Les fêtes, les rituels et les prescriptions religieuses vont s’étioler au fil du temps. En 1867, Jacob Liebermann remarque par exemple que le Shabbat n’est plus observé. Tous les voyageurs ont noté une certaine perméabilité aux solennités chinoises, perméabilité qui s’accentuera jusqu’à la complète disparition des solennités juives. L’étiolement du judaïsme à Kaifeng s’explique essentiellement par l’appauvrissement des relations avec les Juifs de l’étranger et de Chine. Vers 1800, la mort du dernier rabbin accélère la négligence des pratiques qui se teintent toujours plus d’apports chinois.
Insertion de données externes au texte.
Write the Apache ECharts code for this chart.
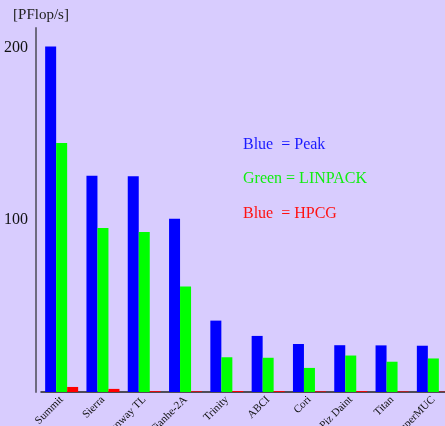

Elles disparaissent dans la seconde moitié du XIXe siècle.

 

Dans la Chine impériale, les Juifs ne sont exclus d’aucune charge, fonction ou profession. Ils peuvent se présenter aux examens mandarinaux, pratiquer le commerce, l’agriculture, l’artisanat et même faire carrière dans l’armée et y atteindre le grade d’officier. La stèle de 1663 fait état de vingt lettrés, quatorze officiers et quatre médecins, à une époque où la communauté est constituée de deux cent quarante-et-une familles. Que s’est-il donc passé pour que cette communauté se retrouve dans un état qui ne va cesser d’empirer au cours du XIXe siècle, pour qu’elle en vienne à démonter sa synagogue afin de subvenir à ses besoins ? Il faudrait bien sûr évoquer la politique xénophobe de l’empereur mandchou Yongcheng (1723-1735) puis de son fils Qianlong (1735-1796). Précisons toutefois que cette politique touche tout le monde, notamment les missionnaires chrétiens, et qu’il ne peut en aucun cas être question d’antisémitisme. Les Juifs sont regardés comme suspects non en tant que tels mais parce qu’ils ont entretenu d’étroites relations avec les jésuites. Précisons également que c’est uniquement sous les dynasties étrangères que les minorités de l’Empire ont eu à souffrir de discriminations, sous les Yuan mongols et les Qing mandchous, jamais sous les dynasties chinoises.

 

Il est remarquable qu’une aussi petite communauté ait pu préserver aussi longtemps son identité, malgré les nombreux mariages mixtes, malgré son intégration dans la société chinoise, malgré son isolement dans un immense empire et l’oubli progressif de l’hébreu. Il est probable que les Juifs arrivés à Kaifeng n’aient pas été pas accompagnés de leurs femmes et qu’ils aient contracté des mariages avec des non-Juives. Le registre généalogique acquis par les délégués chinois signale que sous la dynastie des Ming, près d’un tiers de leurs épouses n’étaient pas juives — ce qu’elles devinrent par le mariage. Les coutumes juives (notamment la circoncision et les règles du cacherout) n’étaient pas faciles à accepter pour ces femmes et leurs familles d’origine. Au XIXe siècle, les unions mixtes sans conversion de l’épouse allaient devenir la règle, une situation qui allait de pair avec l’abandon des activités communautaires.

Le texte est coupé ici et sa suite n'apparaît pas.